WRITTEN EXERCISE: Return each line of the records holding the string "this".

AVAILABLE DATA:
= = = = =
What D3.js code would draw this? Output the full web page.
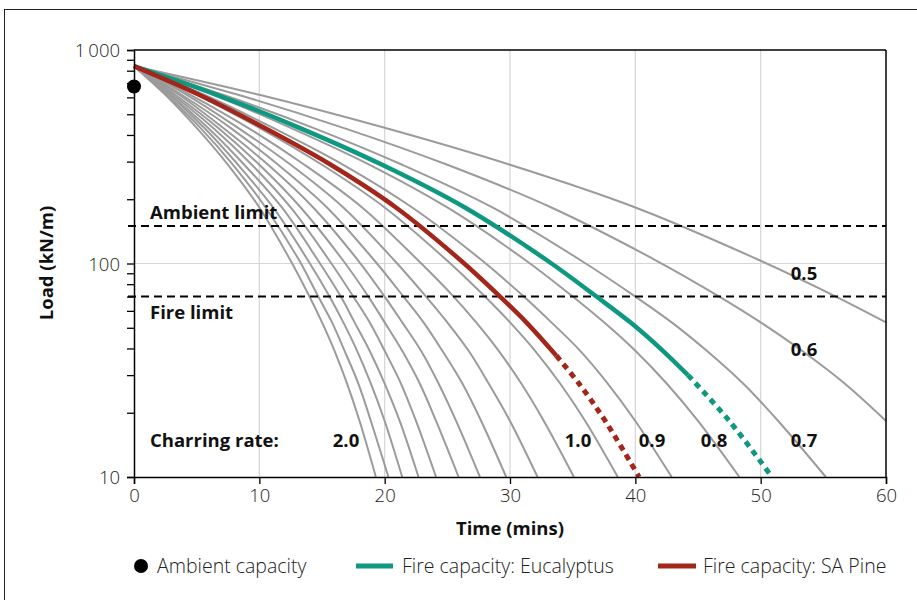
<!DOCTYPE html>
<html>
<head>
<meta charset="utf-8">
<script src="https://cdn.jsdelivr.net/npm/d3@7"></script>
<style>
  body { margin: 0; background: #fff; }
  svg { font-family: "Open Sans", "Noto Sans", sans-serif; }
</style>
</head>
<body>
<svg id="chart" width="917" height="600"></svg>
<script>
// load levels (kN/m) at which the time of each grey curve was read
const loadLevels = [840, 617, 432, 290, 183, 103, 70, 53, 39, 27.4, 18.3, 10];

const charringRates = ['2.0', '1.9', '1.8', '1.7', '1.6', '1.5', '1.4', '1.3', '1.2', '1.1', '1.0', '0.9', '0.8', '0.7', '0.6', '0.5'];

// time (mins) of each curve at the load levels above
const curveTimes = [
  [0, 2.5, 5.0, 7.5, 10.0, 12.5, 14.0, 15.0, 16.0, 17.0, 18.0, 19.3],
  [0, 2.6, 5.3, 7.9, 10.5, 13.2, 14.7, 15.8, 16.8, 17.9, 18.9, 20.3],
  [0, 2.8, 5.6, 8.3, 11.1, 13.9, 15.6, 16.7, 17.8, 18.9, 20.0, 21.4],
  [0, 2.9, 5.9, 8.8, 11.8, 14.7, 16.5, 17.6, 18.8, 20.0, 21.2, 22.7],
  [0, 3.1, 6.3, 9.4, 12.5, 15.6, 17.5, 18.8, 20.0, 21.3, 22.5, 24.1],
  [0, 3.3, 6.7, 10.0, 13.3, 16.7, 18.7, 20.0, 21.4, 22.8, 24.1, 25.9],
  [0, 3.6, 7.1, 10.7, 14.3, 17.9, 20.0, 21.4, 22.9, 24.3, 25.7, 27.6],
  [0, 3.8, 7.7, 11.5, 15.4, 19.2, 21.5, 23.1, 24.6, 26.2, 27.7, 29.7],
  [0, 4.2, 8.3, 12.5, 16.7, 20.8, 23.3, 25.0, 26.7, 28.3, 30.0, 32.2],
  [0, 4.5, 9.1, 13.6, 18.2, 22.7, 25.5, 27.3, 29.1, 30.9, 32.7, 35.1],
  [0, 5.0, 10.0, 15.0, 20.0, 25.0, 28.0, 30.0, 32.0, 34.0, 36.0, 38.6],
  [0, 5.6, 11.1, 16.7, 22.2, 27.8, 31.1, 33.3, 35.6, 37.8, 40.0, 42.9],
  [0, 6.3, 12.5, 18.8, 25.0, 31.3, 35.0, 37.5, 40.0, 42.5, 45.0, 48.3],
  [0, 7.1, 14.3, 21.4, 28.6, 35.7, 40.0, 42.9, 45.7, 48.6, 51.4, 55.2],
  [0, 8.3, 16.7, 25.0, 33.3, 41.7, 46.7, 50.0, 53.3, 56.7, 60.0],
  [0, 10.0, 20.0, 30.0, 40.0, 50.0, 56.0, 60.0]
];

// fire capacity curves, solid part then dotted continuation
const eucTimes = [0, 6.6, 13.2, 19.8, 26.4, 33.0, 36.9, 39.6, 42.2, 44.2];
const eucLoads = [840, 617, 432, 290, 183, 103, 70, 53, 39, 30];
const eucDotTimes = [44.2, 47.5, 50.9];
const eucDotLoads = [30, 18.3, 10];

const pineTimes = [0, 5.2, 10.4, 15.7, 20.9, 26.1, 29.2, 31.3, 33.7];
const pineLoads = [840, 617, 432, 290, 183, 103, 70, 53, 37];
const pineDotTimes = [33.7, 35.5, 37.6, 40.3];
const pineDotLoads = [37, 27.4, 18.3, 10];

const ambientCapacity = [0, 675];
const ambientLimit = 150;
const fireLimit = 70;

const xTicks = [0, 10, 20, 30, 40, 50, 60];
const yMajor = [10, 100, 1000];
const yMinor = [20, 30, 40, 50, 60, 70, 80, 90, 200, 300, 400, 500, 600, 700, 800, 900];

const TEAL = '#0f9880';
const RED = '#a3261b';
const GREY = '#9b9b9b';

const svg = d3.select('#chart');

const x = d3.scaleLinear().domain([0, 60]).range([134, 886]);
const y = d3.scaleLog().domain([10, 1000]).range([477, 50]);

// outer frame
svg.append('rect')
  .attr('x', 4.5).attr('y', 9.5)
  .attr('width', 940).attr('height', 620)
  .attr('fill', 'none').attr('stroke', '#222').attr('stroke-width', 1);

// grid
svg.append('g').selectAll('line')
  .data([10, 20, 30, 40, 50])
  .enter().append('line')
  .attr('x1', d => x(d)).attr('x2', d => x(d))
  .attr('y1', y(1000)).attr('y2', y(10))
  .attr('stroke', '#d6d6d6').attr('stroke-width', 1.2);

svg.append('line')
  .attr('x1', x(0)).attr('x2', x(60))
  .attr('y1', y(100)).attr('y2', y(100))
  .attr('stroke', '#d6d6d6').attr('stroke-width', 1.2);

const line = d3.line()
  .x(d => x(d[0]))
  .y(d => y(d[1]))
  .curve(d3.curveCatmullRom.alpha(0.5));

const zip = (ts, ls) => ts.map((t, i) => [t, ls[i]]);

// grey charring-rate curves
svg.append('g').selectAll('path')
  .data(curveTimes)
  .enter().append('path')
  .attr('d', ts => line(zip(ts, loadLevels)))
  .attr('fill', 'none')
  .attr('stroke', GREY)
  .attr('stroke-width', 2);

// limit lines
[ambientLimit, fireLimit].forEach(v => {
  svg.append('line')
    .attr('x1', 128).attr('x2', x(60))
    .attr('y1', y(v)).attr('y2', y(v))
    .attr('stroke', '#000').attr('stroke-width', 2)
    .attr('stroke-dasharray', '8,5');
});

// fire capacity curves
function firePath(ts, ls, color, dotted) {
  svg.append('path')
    .attr('d', line(zip(ts, ls)))
    .attr('fill', 'none')
    .attr('stroke', color)
    .attr('stroke-width', dotted ? 5 : 4.5)
    .attr('stroke-dasharray', dotted ? '6,5' : null);
}
firePath(eucTimes, eucLoads, TEAL, false);
firePath(eucDotTimes, eucDotLoads, TEAL, true);
firePath(pineTimes, pineLoads, RED, false);
firePath(pineDotTimes, pineDotLoads, RED, true);

// plot frame top / right
svg.append('line')
  .attr('x1', x(0)).attr('x2', x(60)).attr('y1', y(1000)).attr('y2', y(1000))
  .attr('stroke', '#000').attr('stroke-width', 1.5);
svg.append('line')
  .attr('x1', x(60)).attr('x2', x(60)).attr('y1', y(1000)).attr('y2', y(10))
  .attr('stroke', '#000').attr('stroke-width', 1.5);

// axes
const fmtY = d => d === 1000 ? '1\u2009000' : String(d);
const yAxis = svg.append('g')
  .attr('transform', `translate(${x(0)},0)`)
  .call(d3.axisLeft(y).tickValues(yMajor.concat(yMinor)).tickSize(7)
    .tickFormat(d => yMajor.includes(d) ? fmtY(d) : ''));

const xAxis = svg.append('g')
  .attr('transform', `translate(0,${y(10)})`)
  .call(d3.axisBottom(x).tickValues(xTicks).tickSize(7).tickFormat(d3.format('d')));

[xAxis, yAxis].forEach(a => {
  a.select('.domain').attr('stroke', '#000').attr('stroke-width', 1.5);
  a.selectAll('.tick line').attr('stroke', '#000').attr('stroke-width', 1.3);
  a.selectAll('.tick text')
    .attr('fill', '#222')
    .style('font-size', '18.5px')
    .style('font-weight', 300)
    .style('font-family', '"Open Sans", sans-serif');
});
yAxis.selectAll('.tick text').attr('x', -14).attr('dy', '0.36em');
xAxis.selectAll('.tick text').attr('y', 12);

// ambient capacity point
svg.append('circle')
  .attr('cx', x(ambientCapacity[0])).attr('cy', y(ambientCapacity[1]))
  .attr('r', 7).attr('fill', '#000');

// annotation labels
const bold = (t, px, py, anchor) => svg.append('text')
  .attr('x', px).attr('y', py)
  .attr('text-anchor', anchor || 'start')
  .style('font-size', '18.5px').style('font-weight', 700)
  .attr('fill', '#111')
  .text(t);

bold('Ambient limit', 150, 219);
bold('Fire limit', 150, 319);
bold('Charring rate:', 150, 447);
bold('2.0', 346, 447, 'middle');
bold('1.0', 578, 447, 'middle');
bold('0.9', 652, 447, 'middle');
bold('0.8', 714, 447, 'middle');
bold('0.7', 804, 447, 'middle');
bold('0.6', 804, 356, 'middle');
bold('0.5', 804, 280, 'middle');

// axis titles
bold('Time (mins)', 510, 535, 'middle');
svg.append('text')
  .attr('transform', 'translate(53,263) rotate(-90)')
  .attr('text-anchor', 'middle')
  .style('font-size', '18.5px').style('font-weight', 700)
  .attr('fill', '#111')
  .text('Load (kN/m)');

// legend
const legend = svg.append('g').style('font-size', '19.5px').style('font-weight', 300);
legend.append('circle').attr('cx', 141).attr('cy', 566).attr('r', 7).attr('fill', '#000');
legend.append('text').attr('x', 157).attr('y', 573).attr('fill', '#222').text('Ambient capacity');
legend.append('line').attr('x1', 356).attr('x2', 393).attr('y1', 566).attr('y2', 566)
  .attr('stroke', TEAL).attr('stroke-width', 5);
legend.append('text').attr('x', 402).attr('y', 573).attr('fill', '#222').text('Fire capacity: Eucalyptus');
legend.append('line').attr('x1', 658).attr('x2', 696).attr('y1', 566).attr('y2', 566)
  .attr('stroke', RED).attr('stroke-width', 5);
legend.append('text').attr('x', 703).attr('y', 573).attr('fill', '#222').text('Fire capacity: SA Pine');
</script>
</body>
</html>
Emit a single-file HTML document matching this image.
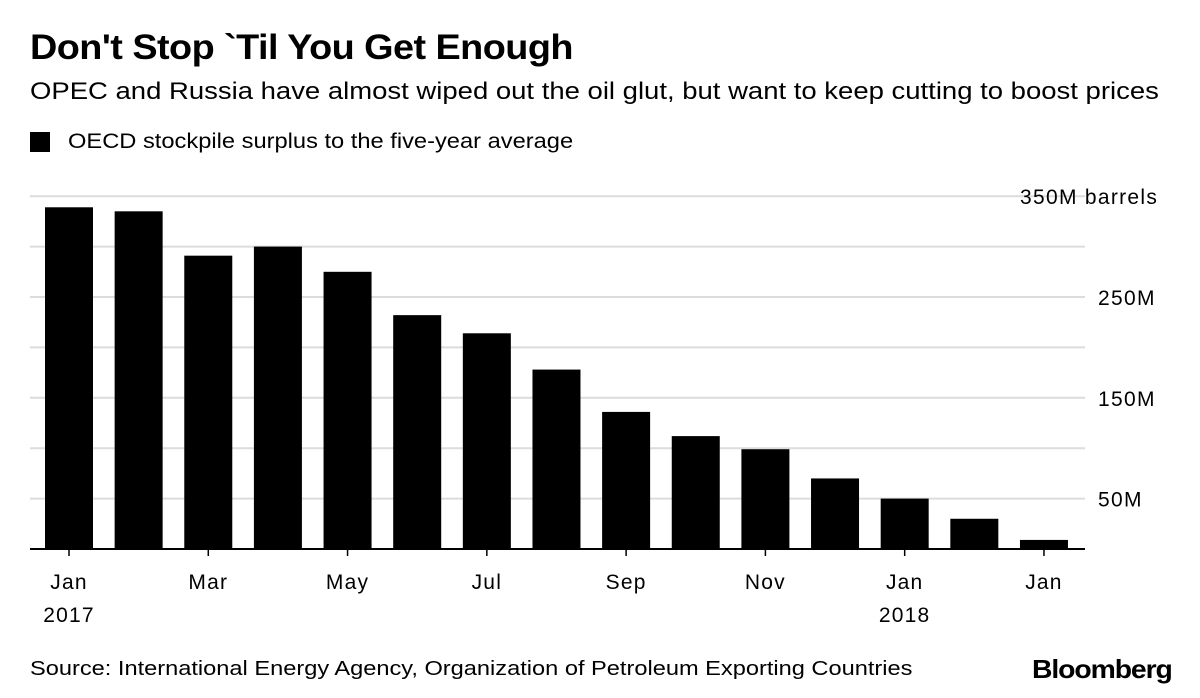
= = = = =
EXERCISE RESPONSE:
What D3.js code would draw this? Output the full web page.
Emit a single-file HTML document matching this image.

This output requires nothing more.